When I interviewed Billy Bragg last March, he was supporting our own local migrant workers by appearing at the Harvest of Hope Festival which was held at the Saint Johns County Fairgrounds. In 1998 Bragg, along with the alt-country band Wilco and Natalie Merchant (from the band 10,000 Maniacs), put out two albums of unrecorded Woody Guthrie songs called Mermaid Avenue I and II. They had the lyrics and created new music including one of the anti-Smathers campaign songs titled “Stetson Kennedy”. Bragg said, “We don’t often find ways to connect with important social issues in the US and I’ve always been interested in the kind of work that Stetson Kennedy has done….. Working with the Woody Guthrie Archive was like a primer for American 20th century history.” (Woody wrote over 2500 songs that were never recorded, kept the tunes in his head and they died with him). Billy Bragg learned about Stetson Kennedy and a lot about the history of the left in America through his access to the archive. A great performer, songwriter and social activist in his own right, Bragg describes himself as just a link in this chain (along with the Clash and Bob Dylan and others) but, if you follow it back all the way, Woody is not another link but a great big copper spike in the ground.

Woody Guthrie travelled the country singing and fighting for the oppressed. He covered Oklahoma, Texas, New York, California, the Pacific Northwest and all points in between, but his connection to Florida is a straight line to Stetson Kennedy, Beluthahatchee and Saint Johns County. Woody completed his autobiography, “Seeds of Man” while staying in Florida. Only Woody’s latter day sidekick and folk singing great Ramblin’ Jack Elliot knows some of the true stories about Woody’s days in the Sunshine State, having made the trip with him numerous times, but Stetson knows many more. Make no mistake; there would be no Woody Guthrie connection to Florida without his hero, our hometown boy, Stetson Kennedy. Remarkably, through the generosity of a collector, Woody’s original copy of Palmetto Country was reunited with its “fan letter” jacket last year and now sits on display in “The Woody Room” at the water’s edge at Beluthahatchee.

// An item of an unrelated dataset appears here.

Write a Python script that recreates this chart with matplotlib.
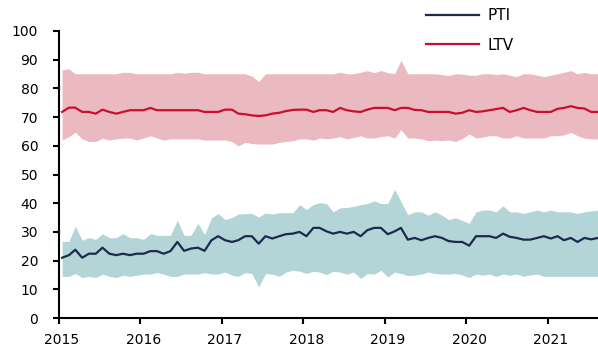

Although Stetson often “seasoned” his Writer’s Project interviews with songs (and jokes) and, with friends like Ramblin’ Jack Elliot, Woody Guthrie, Alan Lomax and others, you would think that Stetson was a big music fan. When asked about his favorite song or music, Kennedy replies, “Absolute silence!”

Stetson turns 95 this year and throughout his life people ask him how he got the way he is. He says he never changed and wonders how the world ever got the way it did.

Here are the lyrics to the Woody Guthrie song entitled “Stetson Kennedy” that was recorded by Billy Bragg and Wilco and appears on Mermaid Avenue II. (Look for a box set re-issue with 20 unreleased tracks from the 1998 sessions possibly entitled “All The Way Down Mermaid Avenue” to commemorate Woody’s 100th birthday in 2012.

I done spent my last three cents Mailing my letter to the president

I didn’t make a show, I didn’t make a dent
So I’m swinging over to this independent gent Stetson Kennedy writing his name in
I can’t win out to save my soul Long as Smathers-Dupont’s got me in the hole
Them war profit boys are squawking and balking That’s what’s got me out here walking and talking

Knocking on doors and windows
Wake up and run down election morning
And scribble in Stetson Kennedy
I ain’t the world’s best writer nor the world’s best speller
But when I believe in something I’m the loudest yeller
If we fix it so’s you can’t make money on war
We’ll all forget what we’re killing folks for
We’ll find us a peace job equal and free
Dump Smathers-Dupont in a salty sea
Well, this makes Stetson Kennedy the man for me

He is the man for all of us. Now go change the world. Woody’s music can’t do it alone.